Le sujet d’invention : une pratique normative qu’il faut questionner
Il n’en reste pas moins que le problème de l’expression n’est pas résolu : comment faire pour le passé simple ? Là, je n’avais pas vraiment le temps, et si une séance y a été quand même consacrée,  c’était surtout pour me donner bonne conscience afin de justifier les points que je retire. Finalement, dois-je ou non pénaliser les erreurs des temps verbaux, à partir du moment où je ne l’ai pas vraiment fait travailler ? Dois-je considérer que ça devrait être acquis de toute façon ?  Bien sûr, j’ai pénalisé l’expression quand elle n’était pas correcte, mais elle n’a pas compté cette fois-ci pour plus d’un tiers des points, comme c’est le cas pour le sujet d’invention au bac.  A partir du moment où les critères de la scène de 1ère rencontre ont été travaillés et clairement identifiés,  il y avait d’autres compétences à évaluer que celle de l’expression.  D’ailleurs, les compétences sollicitées lors de cette séquence ont été mieux acquises. Avec le même profil d’élèves, plus de la moitié de la classe a eu la moyenne, ce qui n’est pas sans susciter un léger malaise en moi. Est-ce crédible du point de vue de l’institution que des élèves de seconde de lycée ZEP aient une moyenne correcte en français ?

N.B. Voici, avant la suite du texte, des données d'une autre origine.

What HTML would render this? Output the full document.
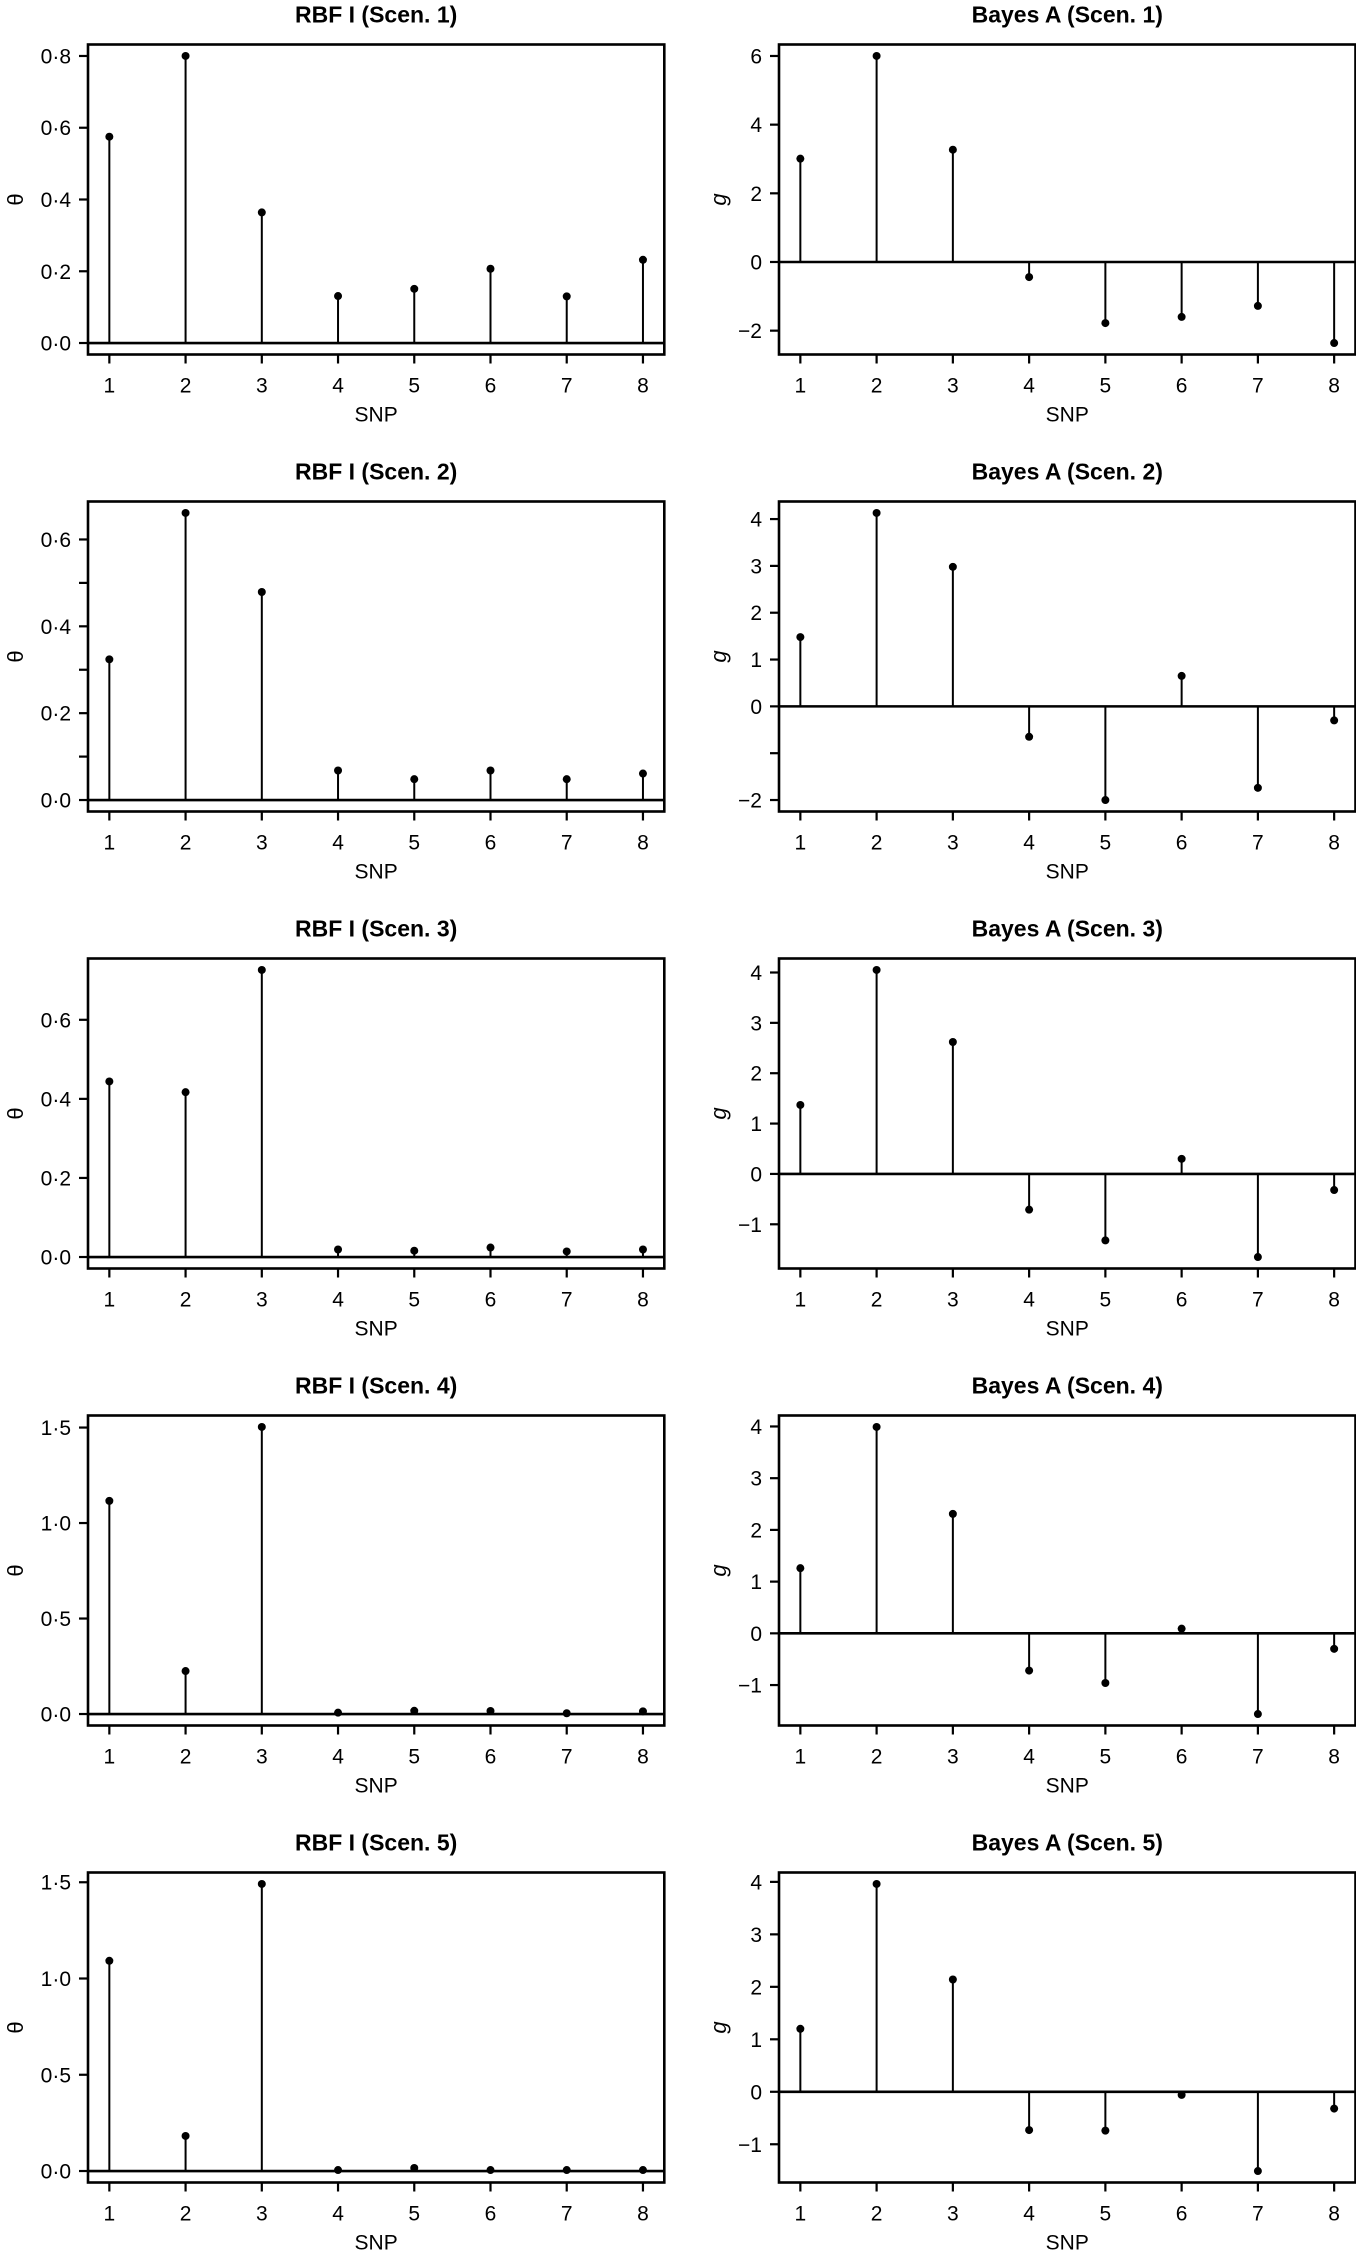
<!DOCTYPE html>
<html><head><meta charset="utf-8">
<style>
html,body{margin:0;padding:0;background:#fff;}
#wrap{position:relative;width:1356px;height:2255px;overflow:hidden;}
svg{display:block;font-family:"Liberation Sans",Arial,sans-serif;}
</style></head>
<body>
<div id="wrap">
<svg id="fig" width="1356" height="2255" viewBox="0 0 1356 2255"></svg>
</div>
<script>
var snps = [1,2,3,4,5,6,7,8];
var rbfTitles = ["RBF I (Scen. 1)","RBF I (Scen. 2)","RBF I (Scen. 3)","RBF I (Scen. 4)","RBF I (Scen. 5)"];
var bayesTitles = ["Bayes A (Scen. 1)","Bayes A (Scen. 2)","Bayes A (Scen. 3)","Bayes A (Scen. 4)","Bayes A (Scen. 5)"];
var rbf1 = [0.575,0.80,0.364,0.131,0.151,0.207,0.130,0.232];
var rbf2 = [0.324,0.661,0.479,0.068,0.048,0.068,0.048,0.061];
var rbf3 = [0.444,0.417,0.726,0.019,0.016,0.024,0.014,0.019];
var rbf4 = [1.116,0.225,1.503,0.007,0.017,0.016,0.004,0.014];
var rbf5 = [1.092,0.182,1.491,0.005,0.016,0.005,0.005,0.005];
var bay1 = [3.01,6.0,3.27,-0.44,-1.78,-1.60,-1.28,-2.36];
var bay2 = [1.48,4.13,2.98,-0.65,-2.0,0.65,-1.74,-0.30];
var bay3 = [1.37,4.05,2.62,-0.71,-1.32,0.30,-1.65,-0.32];
var bay4 = [1.26,3.99,2.31,-0.72,-0.96,0.09,-1.56,-0.30];
var bay5 = [1.20,3.96,2.14,-0.73,-0.74,-0.06,-1.51,-0.32];
var rbfTicks1 = [0,0.2,0.4,0.6,0.8];
var rbfTicks2 = [0,0.1,0.2,0.3,0.4,0.5,0.6];
var rbfLabels2 = ["0·0","","0·2","","0·4","","0·6"];
var rbfTicks3 = [0,0.2,0.4,0.6];
var rbfTicks45 = [0,0.5,1.0,1.5];
var bayTicks1 = [-2,0,2,4,6];
var bayTicks2 = [-2,-1,0,1,2,3,4];
var bayLabels2 = ["−2","","0","1","2","3","4"];
var bayTicks345 = [-1,0,1,2,3,4];

var rbfData = [rbf1,rbf2,rbf3,rbf4,rbf5];
var bayData = [bay1,bay2,bay3,bay4,bay5];
var rbfTicks = [rbfTicks1,rbfTicks2,rbfTicks3,rbfTicks45,rbfTicks45];
var bayTicks = [bayTicks1,bayTicks2,bayTicks345,bayTicks345,bayTicks345];

var NS="http://www.w3.org/2000/svg";
var svgRoot=document.getElementById('fig');
function mk(tag,attrs,parent){
  var e=document.createElementNS(NS,tag);
  for(var k in attrs){e.setAttribute(k,String(attrs[k]));}
  (parent||svgRoot).appendChild(e);
  return e;
}
function fmtR(v){return v.toFixed(1).replace('.', '·');}
function fmtB(v){return v<0?('−'+Math.abs(v)):String(v);}

function drawPanel(L,R,T,B,title,vals,ticks,labelFn,ylab,isItalic,key){
  var grp=mk('g',{});
  
  
  var ymin=0, ymax=0;
  for(var q=0;q<vals.length;q++){ if(vals[q]<ymin) ymin=vals[q]; if(vals[q]>ymax) ymax=vals[q]; }
  var span=ymax-ymin, lo=ymin-0.04*span, hi=ymax+0.04*span;
  function sx(v){return L+(v-0.72)/7.56*(R-L);}
  function sy(v){return B-(v-lo)/(hi-lo)*(B-T);}
  var tt=mk('text',{x:(L+R)/2,y:T-22,'text-anchor':'middle','font-size':23,'font-weight':'bold'},grp);
  tt.textContent=title;
  
  
  var zl=mk('line',{x1:L,x2:R,y1:sy(0),y2:sy(0),stroke:'#000','stroke-width':2.6},grp);
  
  
  for(var i=0;i<vals.length;i++){
    var v=vals[i], x=sx(snps[i]);
    var st=mk('line',{x1:x,x2:x,y1:sy(0),y2:sy(v),stroke:'#000','stroke-width':2},grp);
    
    
    var ci=mk('circle',{cx:x,cy:sy(v),r:4,fill:'#000'},grp);
    
    
  }
  var fr=mk('rect',{x:L,y:T,width:R-L,height:B-T,fill:'none',stroke:'#000','stroke-width':2.6},grp);
  
  
  for(var j=0;j<snps.length;j++){
    var xx=sx(snps[j]);
    mk('line',{x1:xx,x2:xx,y1:B,y2:B+9,stroke:'#000','stroke-width':2.2},grp);
    var tl=mk('text',{x:xx,y:B+38,'text-anchor':'middle','font-size':21},grp);
    tl.textContent=String(snps[j]);
    
    
  }
  var xl=mk('text',{x:(L+R)/2,y:B+67,'text-anchor':'middle','font-size':21},grp);
  xl.textContent='SNP';
  
  
  for(var m=0;m<ticks.length;m++){
    var yy=sy(ticks[m]);
    mk('line',{x1:L-9,x2:L,y1:yy,y2:yy,stroke:'#000','stroke-width':2.2},grp);
    var lab=labelFn(ticks[m],m);
    if(lab){
      var yl=mk('text',{x:L-17,y:yy+7.5,'text-anchor':'end','font-size':21},grp);
      yl.textContent=lab;
      
      
    }
  }
  var ax=L-(isItalic?53:65), ay=(T+B)/2;
  var yt=mk('text',{x:0,y:0,'text-anchor':'middle','font-size':22,'font-style':(isItalic?'italic':'normal'),transform:'translate('+ax+','+ay+') rotate(-90)'},grp);
  yt.textContent=ylab;
  
  
}

function rbfLab(row){ return row===1 ? function(v,i){return rbfLabels2[i];} : function(v){return fmtR(v);}; }
function bayLab(row){ return row===1 ? function(v,i){return bayLabels2[i];} : function(v){return fmtB(v);}; }

for(var rowIdx=0;rowIdx<5;rowIdx++){
  var rowTop=44.5+457*rowIdx, rowBot=rowTop+310;
  try{ drawPanel(88,664.3,rowTop,rowBot,rbfTitles[rowIdx],rbfData[rowIdx],rbfTicks[rowIdx],rbfLab(rowIdx),'θ',false,'rbf-scen'+(rowIdx+1)); }catch(e){}
  try{ drawPanel(779,1355.5,rowTop,rowBot,bayesTitles[rowIdx],bayData[rowIdx],bayTicks[rowIdx],bayLab(rowIdx),'g',true,'bayes-scen'+(rowIdx+1)); }catch(e){}
}
</script>
</body></html>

Je pourrais à présent résumer mes pratiques éducatives en quelques mots : importance plus grande accordée à l’évaluation formative, à un processus en cours qui permet de construire avec l’élève une relation d’accompagnement, où paradoxalement s’il est noté, il n’est pas jugé pour autant. Qu’il est loin le temps où je classais les copies de la note la plus faible à la note la plus élevée ! Je reste, d’autre part, persuadée qu’on peut supprimer l’évaluation chiffrée comme me l’a prouvé récemment mon expérience des ateliers d’écriture menés en accompagnement personnalisé.